Then there are also the brands who take social action without labels, like Levi Strauss and their “Improving Worker Well-Being” initiative or Chobani’s efforts with immigrants and refugees. The chocolate producer Domori, which is a part of the illy Group SpA does not go the traditional route of Fairtrade because a farmer needs to pay application, inspection, and renewal fees ranging from $2,000 to $10,000 to be certified. Instead, Domori invests in the farmers themselves by training them to cultivate Criollo beans, the best in the world. 

From the start, Domori has had a joint venture with the Franceschi family in Hacienda San Josè, Venezuela. These close long-term relationships where Domori pays profitable prices are crucial because Domori is asking producers to grow a low-yield bean variety that represents 0.001% of the cocoa market. Domori could not create disruptive quality chocolate if they did not encourage and reward farmers who grow exceptional beans.

While the companies are taking actions to ensure the sustainability of their supply chains, the individual efforts to define their own standards have drawn much criticism. There is a certain inherent skepticism when anybody self-certifies because there is a possibility of presenting a false image. Third-party certifications are credible because they require objective auditing to make sure all stakeholders are following the same standards. Also, with overlapping standards it is confusing to know who is doing what. While it’s hard to keep a secret in the smartphone and social media driven world, it is only through exceptional storytelling about their sustainable efforts that companies can create customer trust. 

Storytelling is the way to show the differentiation between one company and another. However, according to Vincent Stanley, Director of Philosophy at Patagonia and a mentor during the 2017 Italia Innovation Program, “Companies don’t take it far enough. I think real storytelling is not going to our customers and seeing how they want us to look and then projecting that back on them. I think real storytelling comes from identifying what are the unique aspects of your company, its DNA. Sharing your strengths and weaknesses.” Not only does extensive sharing connect companies to their customers, but it also create an external and internal discipline for the company. 

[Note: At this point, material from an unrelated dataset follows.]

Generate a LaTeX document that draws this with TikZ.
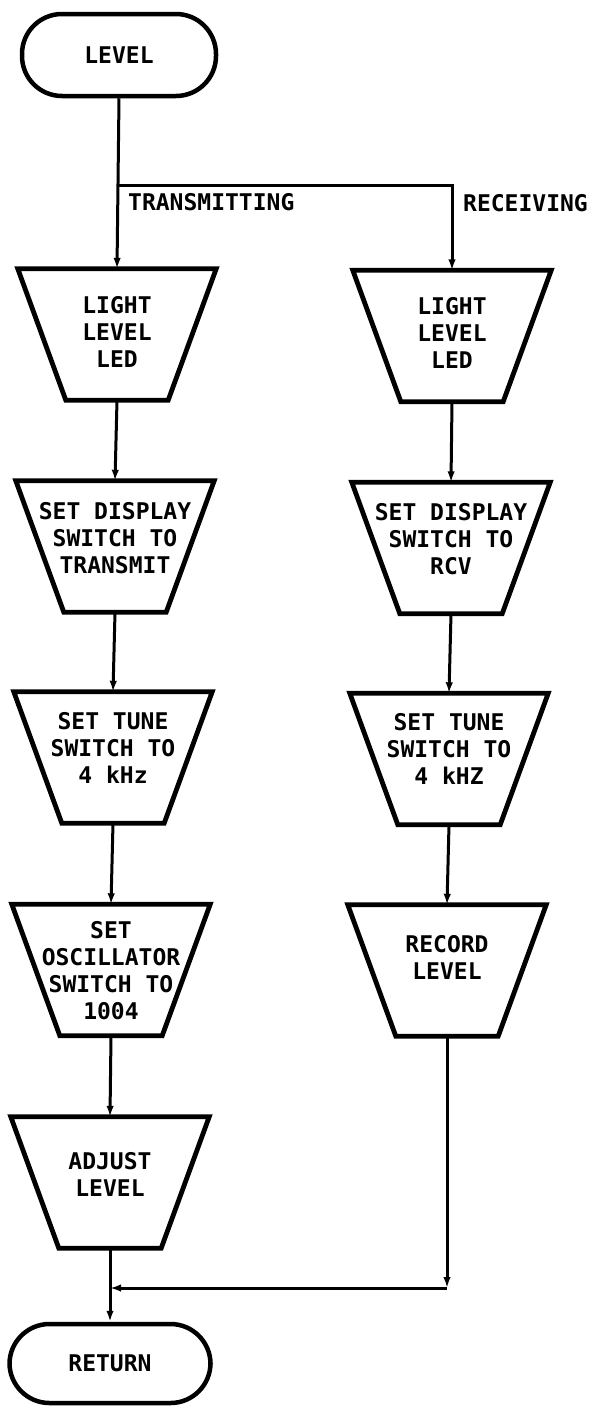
\documentclass[tikz,border=0pt]{standalone}
\usepackage{fontspec}
\setmonofont{DejaVu Sans Mono}
\usetikzlibrary{arrows.meta}

% trapezoidal "manual operation" outline around a step node
\newcommand\trapz[1]{%
  \draw[trapline] (#1.north west) -- (#1.north east)
    -- ([xshift=-48pt]#1.south east) -- ([xshift=48pt]#1.south west) -- cycle;}

\begin{document}
\begin{tikzpicture}[x=1pt,y=1pt,
  txt/.style={font=\ttfamily\bfseries\fontsize{23}{27}\selectfont, inner sep=0pt},
  term/.style={txt, draw, line width=4.5pt, rounded corners=40pt,
    minimum width=194pt, minimum height=82pt},
  stepbox/.style={txt, rectangle, minimum width=198pt, minimum height=131pt,
    align=center, text depth=16pt},
  trapline/.style={line width=4.8pt, line join=miter},
  arr/.style={line width=3pt, -{Latex[length=11pt,width=7.5pt]}},
  wire/.style={line width=3pt}]

\useasboundingbox (0,0) rectangle (593,-1408);

% start / end
\node[term] (lev) at (119,-55) {LEVEL};
\node[term, minimum width=201pt, minimum height=79pt] (ret) at (110,-1363.5) {RETURN};

% transmitting branch
\node[stepbox, text depth=6pt] (l1) at (117,-334.5) {LIGHT\\LEVEL\\LED};
\node[stepbox, text depth=18pt] (l2) at (115,-546.5) {SET DISPLAY\\SWITCH TO\\TRANSMIT};
\node[stepbox, text depth=20pt] (l3) at (113,-757.5) {SET TUNE\\SWITCH TO\\4 kHz};
\node[stepbox, text depth=0pt] (l4) at (111,-970) {SET\\OSCILLATOR\\SWITCH TO\\1004};
\node[stepbox] (l5) at (110,-1182.5) {ADJUST\\LEVEL};

% receiving branch
\node[stepbox, text depth=6pt] (r1) at (452,-336) {LIGHT\\LEVEL\\LED};
\node[stepbox, text depth=18pt] (r2) at (451,-548) {SET DISPLAY\\SWITCH TO\\RCV};
\node[stepbox, text depth=20pt] (r3) at (449,-759) {SET TUNE\\SWITCH TO\\4 kHZ};
\node[stepbox, text depth=26pt] (r4) at (447,-970.5) {RECORD\\LEVEL};

\foreach \n in {l1,l2,l3,l4,l5,r1,r2,r3,r4} {\trapz{\n}}

% branch labels
\node[txt, anchor=west] (tx) at (128,-202) {TRANSMITTING};
\node[txt, anchor=west] (rx) at (463,-203) {RECEIVING};

% flow lines
\coordinate (br) at (117,-185);
\draw[arr] (lev.south) -- (l1.north);
\draw[arr] (br) -| (r1.north);
\draw[arr] (l1.south) -- (l2.north);
\draw[arr] (l2.south) -- (l3.north);
\draw[arr] (l3.south) -- (l4.north);
\draw[arr] (l4.south) -- (l5.north);
\draw[arr] (l5.south) -- (ret.north);
\draw[arr] (r1.south) -- (r2.north);
\draw[arr] (r2.south) -- (r3.north);
\draw[arr] (r3.south) -- (r4.north);

\coordinate (jy) at (0,-1288);
\coordinate (jn) at (l5.south |- jy);
\coordinate (cr) at (r4.south |- jy);
\draw[arr] (r4.south) -- (cr);
\draw[arr] (cr) -- (jn);
\end{tikzpicture}
\end{document}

Companies can look to the communications Stanley started at Patagonia as an example of how to share transparency. Whether it’s their blog, Footprint Chronicles, which shares extensive information about where products come from and the resources that go into them, or their Cleanest Line blog informing on why paid maternity leave has helped their company; Patagonia shares everything about the inner workings of the company, which creates authenticity. 

For consumers, navigating through certification labels requires some work. It is important to educate oneself and look at how much a company shares. Hopefully, with greater transparency, communities and companies will understand how to better address the social and environmental factors they face.

It is a bold move to not follow the accepted practice. It becomes not only an opportunity for third-party certifiers to look at themselves and see how they can improve but also an occasion for companies to push the boundaries of communication, delivering a tailored and comprehensive message that allows them to connect directly with their unique customers.